Une France affaiblie ne peut réformer l'UE
Ukraïnska Pravda craint que le retrait tactique du président français ne soit dommageable à l'ensemble de l'UE :
«Son échec idéologique au niveau national affecte ses propositions au niveau européen. Et son incapacité à remplir les critères financiers de l'UE - de plus en plus probable au vu du montant des dépenses promises - et l'inévitable ralentissement du processus de réformes affaiblissent la position de la France alors que s'annonce une année cruciale pour l'avenir de l'UE. ... Macron a donc pris une décision particulièrement risquée alors que les enjeux n'avaient jamais été aussi importants.
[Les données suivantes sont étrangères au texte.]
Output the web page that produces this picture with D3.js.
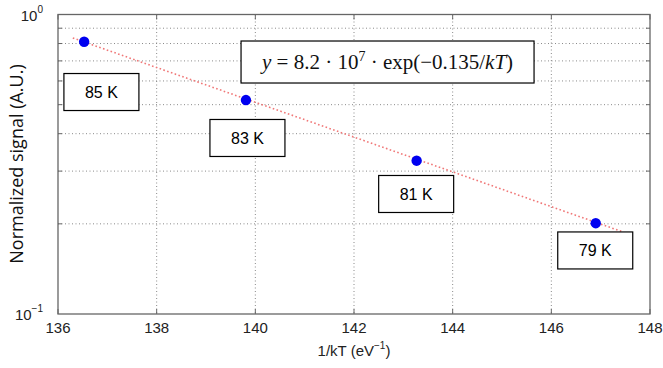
<!DOCTYPE html>
<html><head><meta charset="utf-8">
<script src="https://cdn.jsdelivr.net/npm/d3@7"></script>
<style>body{margin:0;background:#fff}svg{display:block}</style>
</head><body>
<svg id="c" width="663" height="368"></svg>
<script>
// data
const temps = ["85 K", "83 K", "81 K", "79 K"];
const invKT = [136.53, 139.81, 143.27, 146.90];
const signal = [0.811, 0.518, 0.325, 0.201];
const fitX = [136.30, 147.45];
const fitY = [0.835, 0.188];
const labelX = [136.88, 139.84, 143.26, 146.89];
const labelY = [0.551, 0.387, 0.2516, 0.163];
const eqX = 142.68, eqY = 0.694;
const xTicks = [136, 138, 140, 142, 144, 146, 148];
const yMinor = [0.2, 0.3, 0.4, 0.5, 0.6, 0.7, 0.8, 0.9];

const svg = d3.select("#c");
const L = 58, R = 650, T = 14.5, B = 314;
const x = d3.scaleLinear().domain([136, 148]).range([L, R]);
const y = d3.scaleLog().domain([0.1, 1]).range([B, T]);

// grid
const g = svg.append("g");
g.selectAll(".vg").data(xTicks.slice(1, -1)).join("line")
  .attr("x1", d => x(d)).attr("x2", d => x(d)).attr("y1", T).attr("y2", B)
  .attr("stroke", "#8a8a8a").attr("stroke-width", 1).attr("stroke-dasharray", "1,2.5");
g.selectAll(".hg").data(yMinor).join("line")
  .attr("x1", L).attr("x2", R).attr("y1", d => y(d)).attr("y2", d => y(d))
  .attr("stroke", "#8a8a8a").attr("stroke-width", 1).attr("stroke-dasharray", "1,2.5");

// ticks inward
const tk = svg.append("g").attr("stroke", "#666");
xTicks.forEach(d => {
  tk.append("line").attr("x1", x(d)).attr("x2", x(d)).attr("y1", B).attr("y2", B - 5);
  tk.append("line").attr("x1", x(d)).attr("x2", x(d)).attr("y1", T).attr("y2", T + 5);
});
yMinor.forEach(d => {
  tk.append("line").attr("x1", L).attr("x2", L + 4).attr("y1", y(d)).attr("y2", y(d));
  tk.append("line").attr("x1", R).attr("x2", R - 4).attr("y1", y(d)).attr("y2", y(d));
});

// frame
svg.append("rect").attr("x", L).attr("y", T).attr("width", R - L).attr("height", B - T)
  .attr("fill", "none").attr("stroke", "#666").attr("stroke-width", 1.3);

// x tick labels
svg.append("g").selectAll("text").data(xTicks).join("text")
  .attr("x", d => x(d)).attr("y", B + 19).attr("text-anchor", "middle")
  .attr("font-family", "Liberation Sans, Arial, sans-serif").attr("font-size", 15)
  .attr("fill", "#222").text(d => d);

// y tick labels
[[1, "0"], [0.1, "\u22121"]].forEach(([v, e]) => {
  const t = svg.append("text").attr("x", L - 15).attr("y", y(v) + 6)
    .attr("text-anchor", "end").attr("font-family", "Liberation Sans, Arial, sans-serif")
    .attr("font-size", 15).attr("fill", "#222");
  t.append("tspan").text("10");
  t.append("tspan").attr("dy", -8).attr("font-size", 10).text(e);
});

// axis labels
const xl = svg.append("text").attr("x", 354).attr("y", 356).attr("text-anchor", "middle")
  .attr("font-family", "Liberation Sans, Arial, sans-serif").attr("font-size", 15).attr("fill", "#222");
xl.append("tspan").text("1/kT (eV");
xl.append("tspan").attr("dy", -7).attr("font-size", 10).text("\u22121");
xl.append("tspan").attr("dy", 7).text(")");

svg.append("text").attr("transform", "translate(23,164) rotate(-90)").attr("text-anchor", "middle")
  .attr("font-family", "Open Sans, Noto Sans, sans-serif").attr("font-size", 18).attr("fill", "#111")
  .text("Normalized signal (A.U.)");

// fit line
const line = d3.line().x(d => x(d[0])).y(d => y(d[1]));
svg.append("path").datum(fitX.map((v, i) => [v, fitY[i]])).attr("d", line)
  .attr("fill", "none").attr("stroke", "#f07878").attr("stroke-width", 1.6)
  .attr("stroke-dasharray", "1.6,2.4");

// points
svg.append("g").selectAll("circle").data(invKT).join("circle")
  .attr("cx", d => x(d)).attr("cy", (d, i) => y(signal[i])).attr("r", 5.2)
  .attr("fill", "#0000f0");

// label boxes
const lb = svg.append("g").selectAll("g").data(temps).join("g")
  .attr("transform", (d, i) => `translate(${x(labelX[i])},${y(labelY[i])})`);
lb.append("rect").attr("x", -37.5).attr("y", -18.5).attr("width", 75).attr("height", 37)
  .attr("fill", "#fff").attr("stroke", "#000").attr("stroke-width", 1.2);
lb.append("text").attr("text-anchor", "middle").attr("y", 6)
  .attr("font-family", "Liberation Sans, Arial, sans-serif").attr("font-size", 16).attr("fill", "#000")
  .text(d => d);

// equation box
const eg = svg.append("g").attr("transform", `translate(${x(eqX)},${y(eqY)})`);
eg.append("rect").attr("x", -146.5).attr("y", -21).attr("width", 293).attr("height", 42)
  .attr("fill", "#fff").attr("stroke", "#000").attr("stroke-width", 1.2);
const et = eg.append("text").attr("text-anchor", "middle").attr("y", 7)
  .attr("font-family", "Liberation Serif, DejaVu Serif, serif").attr("font-size", 21).attr("fill", "#111");
et.append("tspan").attr("font-style", "italic").text("y");
et.append("tspan").text(" = 8.2 \u00b7 10");
et.append("tspan").attr("dy", -8).attr("font-size", 14).text("7");
et.append("tspan").attr("dy", 8).text(" \u00b7 exp(\u22120.135/");
et.append("tspan").attr("font-style", "italic").text("kT");
et.append("tspan").text(")");
</script>
</body></html>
Or nous ne sommes pas que les simples spectateurs de ce pari fou. Une défaite de Macron pourrait signifier la défaite de toute l'Europe.»
Pour l'Europe, l'espoir en berne
Les concessions de Macron se font au détriment d'une conception optimiste de l'Europe, déplore également Die Presse :
«Il est impossible de réformer la France, quels que soient l'élan et la résolution de ses dirigeants. Le problème dépassant le cadre franco-français, on ne peut s'en gausser en hochant la tête. Une France solide financièrement, avec peu de chômeurs et des entreprises compétitives : cela n'était pour Macron que la base d'un projet bien plus vaste. ... Cet espoir a été déçu. ... Il faut donc aussi dire adieu prématurément à l'objectif ultime de la conception réjouissante de Macron : une Europe unie, en mesure de surmonter le divorce britannique et de brandir d'autant plus haut la bannière de ses valeurs et de ses buts : démocratie libérale, institutions internationales, lutte contre le changement climatique.»